* _Do this_
Quote from the first line below through the line that contains "width=197pt,minimum height=127pt] (b5)", both included, and leave the pictures out.

* _Supplied material_
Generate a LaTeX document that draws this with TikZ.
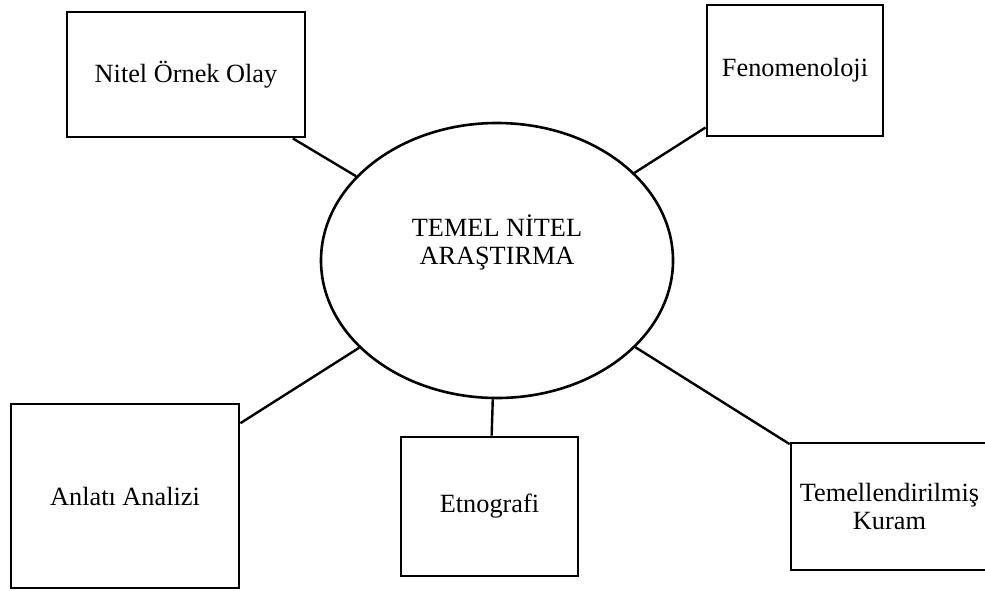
\documentclass[tikz,border=0pt]{standalone}
\usepackage{fontspec}
\setmainfont{Liberation Serif}
\usetikzlibrary{shapes.geometric}
\begin{document}
\begin{tikzpicture}[x=1pt,y=-1pt,
  every node/.style={font=\fontsize{26.3}{28}\selectfont},
  methodbox/.style={draw,line width=2.8pt,rectangle,inner sep=0pt,align=center},
  hub/.style={draw,line width=2.6pt,ellipse,inner sep=0pt,minimum width=352pt,minimum height=275pt},
  link/.style={line width=2.4pt}]
  \useasboundingbox (0,0) rectangle (985,590);
  \clip (0,0) rectangle (985,590);

  % central ellipse and its caption
  \node[hub] (c) at (497,260.5) {};
  \node[align=center] (ctext) at (497,242) {TEMEL NİTEL\\ARAŞTIRMA};

  % surrounding method boxes
  \node[methodbox,minimum width=238pt,minimum height=125pt] (b1) at (186,74.5) {Nitel Örnek Olay};
  \node[methodbox,minimum width=176pt,minimum height=131pt] (b2) at (795,70.5) {Fenomenoloji};
  \node[methodbox,minimum width=228pt,minimum height=184pt] (b3) at (125,496) {Anlatı Analizi};
  \node[methodbox,minimum width=177pt,minimum height=139pt] (b4) at (489.5,506.5) {Etnografi};
  \node[methodbox,minimum width=197pt,minimum height=127pt] (b5) at (889.5,506.5) {Temellendirilmiş\\Kuram};

  % connectors from the hub to each box
  \draw[link] (b1) -- (c);
  \draw[link] (b2) -- (c);
  \draw[link] (b3) -- (c);
  \draw[link] (b4) -- (c);
  \draw[link] (b5) -- (c);
\end{tikzpicture}
\end{document}
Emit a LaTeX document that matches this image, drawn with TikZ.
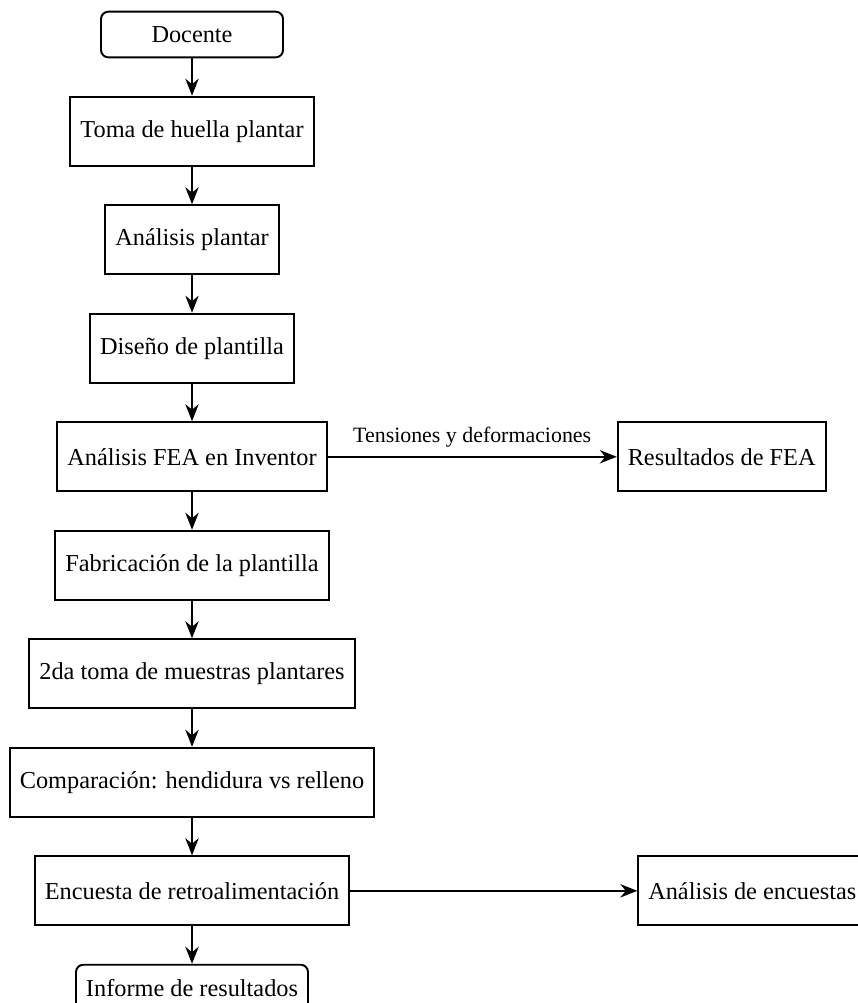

* _Output for this exercise_
Generate a LaTeX document that draws this with TikZ.
\documentclass[tikz,border=0pt]{standalone}
\usepackage{fontspec}
\setmainfont{Liberation Serif}
\usetikzlibrary{shapes.geometric}
\begin{document}
\begin{tikzpicture}[x=1pt,y=-1pt,
  every node/.style={font=\fontsize{26.3}{28}\selectfont},
  methodbox/.style={draw,line width=2.8pt,rectangle,inner sep=0pt,align=center},
  hub/.style={draw,line width=2.6pt,ellipse,inner sep=0pt,minimum width=352pt,minimum height=275pt},
  link/.style={line width=2.4pt}]
  \useasboundingbox (0,0) rectangle (985,590);
  \clip (0,0) rectangle (985,590);

  % central ellipse and its caption
  \node[hub] (c) at (497,260.5) {};
  \node[align=center] (ctext) at (497,242) {TEMEL NİTEL\\ARAŞTIRMA};

  % surrounding method boxes
  \node[methodbox,minimum width=238pt,minimum height=125pt] (b1) at (186,74.5) {Nitel Örnek Olay};
  \node[methodbox,minimum width=176pt,minimum height=131pt] (b2) at (795,70.5) {Fenomenoloji};
  \node[methodbox,minimum width=228pt,minimum height=184pt] (b3) at (125,496) {Anlatı Analizi};
  \node[methodbox,minimum width=177pt,minimum height=139pt] (b4) at (489.5,506.5) {Etnografi};
  \node[methodbox,minimum width=197pt,minimum height=127pt] (b5) at (889.5,506.5) {Temellendirilmiş\\Kuram};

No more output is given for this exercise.